There have been setbacks. Optometrists took Coastal to court arguing it’s dangerous for people to get contacts without full eye exams. The B.C. government says that’s not the case and deregulated the sale of glasses and contacts. Still, the battle may flare up elsewhere as opticians see their monopoly over the market erode.

As Coastal grows, it’s likely to draw the attention of suitors like Amazon. In 2009, the Internet retailer snapped up Zappos.com for $930 million. Last November, Amazon also acquired Diapers.com, a company that sells 500 million diapers online a year. “I would anticipate there are a number of large online retailers who are quite interested in the growth that Coastal is generating,” says Broughton. “They’ve got a good base of over two million customers, a very solid database of information, and they have this fantastic, stable contact lens business which pays a lot of the bills to support their growth in eyeglasses.” Hardy is keenly aware of Amazon’s voracious appetite, as well as the precarious position of traditional vision-care chains. A takeover offer in the future isn’t out of the question, he says. But he has no interest in selling the company at this early stage in its development. “I think we’re in a very strategic position that lots of people are looking at,” he says. “But our best way to create value is to keep our heads down, keep working away, and taking the market.”

For now, with $12 million in cash and little in the way of debt, Coastal is more likely to be a buyer than a seller in any deal that comes along. The company has already completed five acquisitions, including Lensway.com in Sweden, which is now the base for its operations in Europe, and just opened up offices in Australia. Japan, meanwhile, is also proving to be a lucrative market.

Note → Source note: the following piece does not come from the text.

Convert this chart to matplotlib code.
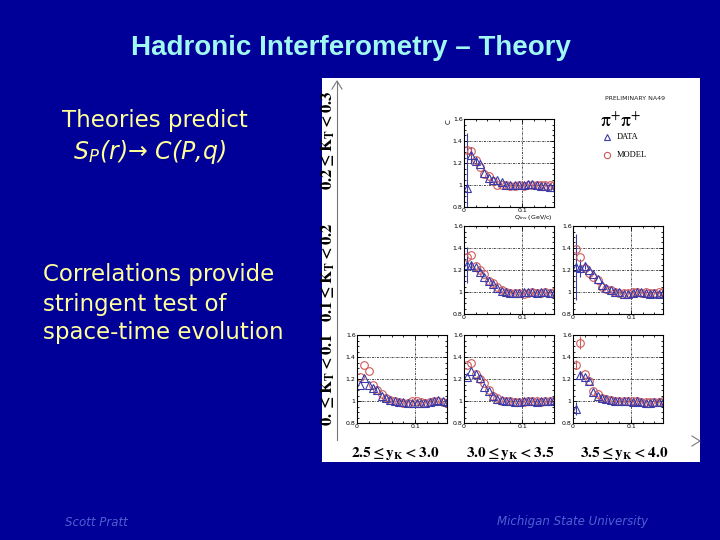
import numpy as np
import matplotlib.pyplot as plt
from matplotlib.patches import Rectangle
from matplotlib.ticker import FixedLocator, MultipleLocator

plt.rcParams['mathtext.fontset'] = 'stix'

# slide size in pixels
W, H = 720, 540

# Q_inv bin centres (GeV/c)
q_inv = [0.005, 0.0125, 0.02, 0.0275, 0.035, 0.0425, 0.05, 0.0575, 0.065, 0.0725, 0.08,
         0.0875, 0.095, 0.1025, 0.11, 0.1175, 0.125, 0.1325, 0.14, 0.1475, 0.155]

# 0.2 <= KT < 0.3, 3.0 <= yK < 3.5
data_kt3_y2 = [0.975, 1.27, 1.22, 1.19, 1.11, 1.06, 1.05, 1.05, 1.03, 1.0, 1.0,
               1.0, 1.0, 1.0, 1.005, 1.005, 1.0, 0.99, 0.99, 0.985, 0.98]
model_kt3_y2 = [1.32, 1.31, 1.23, 1.16, 1.1, 1.08, 1.04, 1.0, 1.0, 1.0, 0.995,
                0.995, 1.0, 0.995, 1.0, 1.0, 1.0, 1.0, 1.0, 1.0, 1.0]
# 0.1 <= KT < 0.2, 3.0 <= yK < 3.5
data_kt2_y2 = [1.245, 1.245, 1.23, 1.18, 1.14, 1.10, 1.07, 1.04, 1.01, 1.0, 0.995,
               0.995, 0.99, 1.0, 1.0, 1.0, 0.995, 1.0, 1.0, 0.995, 0.99]
model_kt2_y2 = [1.32, 1.34, 1.24, 1.20, 1.16, 1.10, 1.08, 1.05, 1.02, 1.0, 0.995,
                0.99, 0.99, 0.985, 0.995, 1.0, 0.99, 0.995, 1.0, 0.995, 1.0]
# 0.1 <= KT < 0.2, 3.5 <= yK < 4.0
data_kt2_y3 = [1.23, 1.22, 1.24, 1.2, 1.16, 1.12, 1.06, 1.04, 1.02, 1.0, 1.0,
               0.985, 0.985, 0.99, 1.0, 1.0, 0.99, 0.985, 0.99, 0.985, 0.995]
model_kt2_y3 = [1.39, 1.32, 1.22, 1.17, 1.14, 1.11, 1.05, 1.03, 1.02, 1.0, 0.995,
                0.99, 0.995, 1.0, 1.0, 0.995, 1.0, 0.99, 0.995, 1.0, 1.0]
# 0. <= KT < 0.1, 2.5 <= yK < 3.0
data_kt1_y1 = [1.15, 1.21, 1.15, 1.12, 1.10, 1.05, 1.03, 1.01, 1.0, 0.99, 0.99,
               0.985, 0.985, 0.98, 0.985, 0.98, 0.99, 1.0, 1.005, 1.0, 0.99]
model_kt1_y1 = [1.22, 1.33, 1.27, 1.15, 1.1, 1.06, 1.03, 1.01, 1.0, 0.99, 0.98,
                0.985, 1.0, 1.0, 0.995, 0.985, 0.99, 1.0, 1.0, 0.99, 0.98]
# 0. <= KT < 0.1, 3.0 <= yK < 3.5
data_kt1_y2 = [1.22, 1.27, 1.25, 1.21, 1.13, 1.09, 1.05, 1.02, 1.01, 1.0, 1.0,
               0.995, 0.995, 1.0, 1.0, 1.0, 0.995, 1.0, 1.0, 1.0, 1.01]
model_kt1_y2 = [1.33, 1.35, 1.25, 1.2, 1.16, 1.1, 1.05, 1.03, 1.0, 1.0, 1.0,
                0.99, 0.99, 0.995, 1.0, 1.0, 1.0, 0.995, 1.0, 1.0, 1.0]
# 0. <= KT < 0.1, 3.5 <= yK < 4.0
data_kt1_y3 = [0.93, 1.24, 1.22, 1.18, 1.08, 1.05, 1.03, 1.02, 1.01, 1.0, 1.0,
               1.0, 1.0, 0.995, 1.0, 0.99, 0.985, 0.985, 0.99, 0.99, 0.99]
model_kt1_y3 = [1.33, 1.53, 1.25, 1.18, 1.09, 1.06, 1.03, 1.02, 1.01, 1.0, 1.0,
                1.0, 1.0, 1.0, 1.0, 0.995, 0.995, 0.99, 0.99, 0.995, 1.0]

# error bars on the first few bins only (the rest are smaller than the markers)
data_err_kt3_y2 = [0.5, 0.08, 0.03] + [0.0] * 18
data_err_kt2_y2 = [0.16, 0.04] + [0.0] * 19
data_err_kt2_y3 = [0.3, 0.08, 0.03] + [0.0] * 18
data_err_kt1_y3 = [0.06, 0.03] + [0.0] * 19
model_err_kt1_y3 = [0.04, 0.06] + [0.0] * 19

row_labels = [r'$\mathbf{0.2 \leq K_T < 0.3}$', r'$\mathbf{0.1 \leq K_T < 0.2}$',
              r'$\mathbf{0. \leq K_T < 0.1}$']
col_labels = [r'$\mathbf{2.5 \leq y_K < 3.0}$', r'$\mathbf{3.0 \leq y_K < 3.5}$',
              r'$\mathbf{3.5 \leq y_K < 4.0}$']

bg_blue = '#000099'
data_col = '#3a3aa8'
model_col = '#d05a5a'


def px_rect(x, y, w, h):
    return [x / W, 1 - (y + h) / H, w / W, h / H]


fig = plt.figure(figsize=(7.2, 5.4), dpi=100)
fig.patch.set_facecolor(bg_blue)

# slide layer in pixel coordinates
slide = fig.add_axes([0, 0, 1, 1])
slide.set_xlim(0, W)
slide.set_ylim(H, 0)
slide.axis('off')

slide.text(351, 48, 'Hadronic Interferometry \u2013 Theory', color='#a0f8f0', fontsize=20,
           fontweight='bold', family='Liberation Sans', ha='center', va='center')

yellow = '#ffff99'
slide.text(62, 120, 'Theories predict', color=yellow, fontsize=16.5, ha='left', va='center')
slide.text(73, 152, 'S$_\\mathregular{P}$(r)\u2192 C(P,q)', color=yellow, fontsize=17,
           style='italic', ha='left', va='center')
for i, line in enumerate(['Correlations provide', 'stringent test of', 'space-time evolution']):
    slide.text(43, 275 + i * 29, line, color=yellow, fontsize=16.5, ha='left', va='center')

foot = '#4f5fd0'
slide.text(65, 522, 'Scott Pratt', color=foot, fontsize=8.5, style='italic', ha='left', va='center')
slide.text(497, 522, 'Michigan State University', color=foot, fontsize=8.5, style='italic',
           ha='left', va='center')

# embedded figure
slide.add_patch(Rectangle((322, 78), 378, 384, facecolor='white', edgecolor='none'))
slide.plot([337, 337], [440, 81], color='#777777', lw=0.8)
slide.plot([332, 337, 342], [89, 81, 89], color='#777777', lw=0.8)
slide.plot([692, 700, 692], [436, 441, 446], color='#777777', lw=0.8)

row_y = [140, 272, 380]
for y, lab in zip(row_y, row_labels):
    slide.text(328, y, lab, fontsize=12, rotation=90, ha='center', va='center', color='black')
col_x = [395, 510, 624]
for x, lab in zip(col_x, col_labels):
    slide.text(x, 453, lab, fontsize=11, ha='center', va='center', color='black')

# legend
slide.text(605, 98, 'PRELIMINARY NA49', fontsize=4.5, color='#222222', ha='left', va='center')
slide.text(600, 121, r'$\mathrm{\pi}^{+}\mathrm{\pi}^{+}$', fontsize=14, color='black',
           ha='left', va='center')
slide.plot([607], [137], marker='^', ms=4.5, mfc='none', mec=data_col, mew=0.8)
slide.text(617, 137, 'DATA', fontsize=6, family='Liberation Serif', ha='left', va='center')
slide.plot([607], [155], marker='o', ms=4.5, mfc='none', mec=model_col, mew=0.8)
slide.text(617, 155, 'MODEL', fontsize=6, family='Liberation Serif', ha='left', va='center')

panels = [
    (464, 119, data_kt3_y2, model_kt3_y2, data_err_kt3_y2, None),
    (464, 226, data_kt2_y2, model_kt2_y2, data_err_kt2_y2, None),
    (573, 226, data_kt2_y3, model_kt2_y3, data_err_kt2_y3, None),
    (357, 335, data_kt1_y1, model_kt1_y1, None, None),
    (464, 335, data_kt1_y2, model_kt1_y2, None, None),
    (573, 335, data_kt1_y3, model_kt1_y3, data_err_kt1_y3, model_err_kt1_y3),
]

for x0, y0, dat, mod, derr, merr in panels:
    ax = fig.add_axes(px_rect(x0, y0, 90, 88))
    ax.set_facecolor('white')
    ax.errorbar(q_inv, mod, yerr=merr, fmt='o', ms=5.5, mfc='none', mec=model_col,
                mew=0.8, ecolor=model_col, elinewidth=0.8, capsize=0)
    ax.errorbar(q_inv, dat, yerr=derr, fmt='^', ms=5.5, mfc='none', mec=data_col,
                mew=0.8, ecolor=data_col, elinewidth=0.8, capsize=0)
    ax.set_xlim(0, 0.155)
    ax.set_ylim(0.8, 1.6)
    ax.xaxis.set_major_locator(FixedLocator([0, 0.1]))
    ax.set_xticklabels(['0', '0.1'])
    ax.xaxis.set_minor_locator(MultipleLocator(0.02))
    ax.yaxis.set_major_locator(FixedLocator([0.8, 1.0, 1.2, 1.4, 1.6]))
    ax.set_yticklabels(['0.8', '1', '1.2', '1.4', '1.6'])
    ax.yaxis.set_minor_locator(MultipleLocator(0.05))
    ax.tick_params(which='both', direction='in', top=True, right=True, labelsize=4.5,
                   pad=1, width=0.6)
    ax.tick_params(which='major', length=3)
    ax.tick_params(which='minor', length=1.5)
    for s in ax.spines.values():
        s.set_linewidth(0.8)
    for yv in [1.0, 1.2, 1.4]:
        ax.axhline(yv, color='black', lw=0.5, ls=(0, (3, 1.5, 1, 1.5)), zorder=0)
    ax.axvline(0.1, color='black', lw=0.5, ls=(0, (3, 1.5, 1, 1.5)), zorder=0)

slide.text(449, 122, 'C', fontsize=5, rotation=90, ha='center', va='center')
slide.text(553, 218, r'Q$_\mathregular{inv}$ (GeV/c)', fontsize=4.5, ha='right', va='center')

plt.savefig('out.png', dpi=100, facecolor=fig.get_facecolor())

Standing in the shipping area of Coastal’s warehouse, Hardy rummages through crates of contact lens and eyeglass orders with an impressive list of destinations: Kelowna, B.C., Brampton, Ont., Wexford, Pa., Charlotte, N.C., St. Thomas, Virgin Islands, Australia, Tokyo. “The market is shifting,” he says. “People aren’t going to keep on spending $400 for a pair of glasses that you can buy for $100.”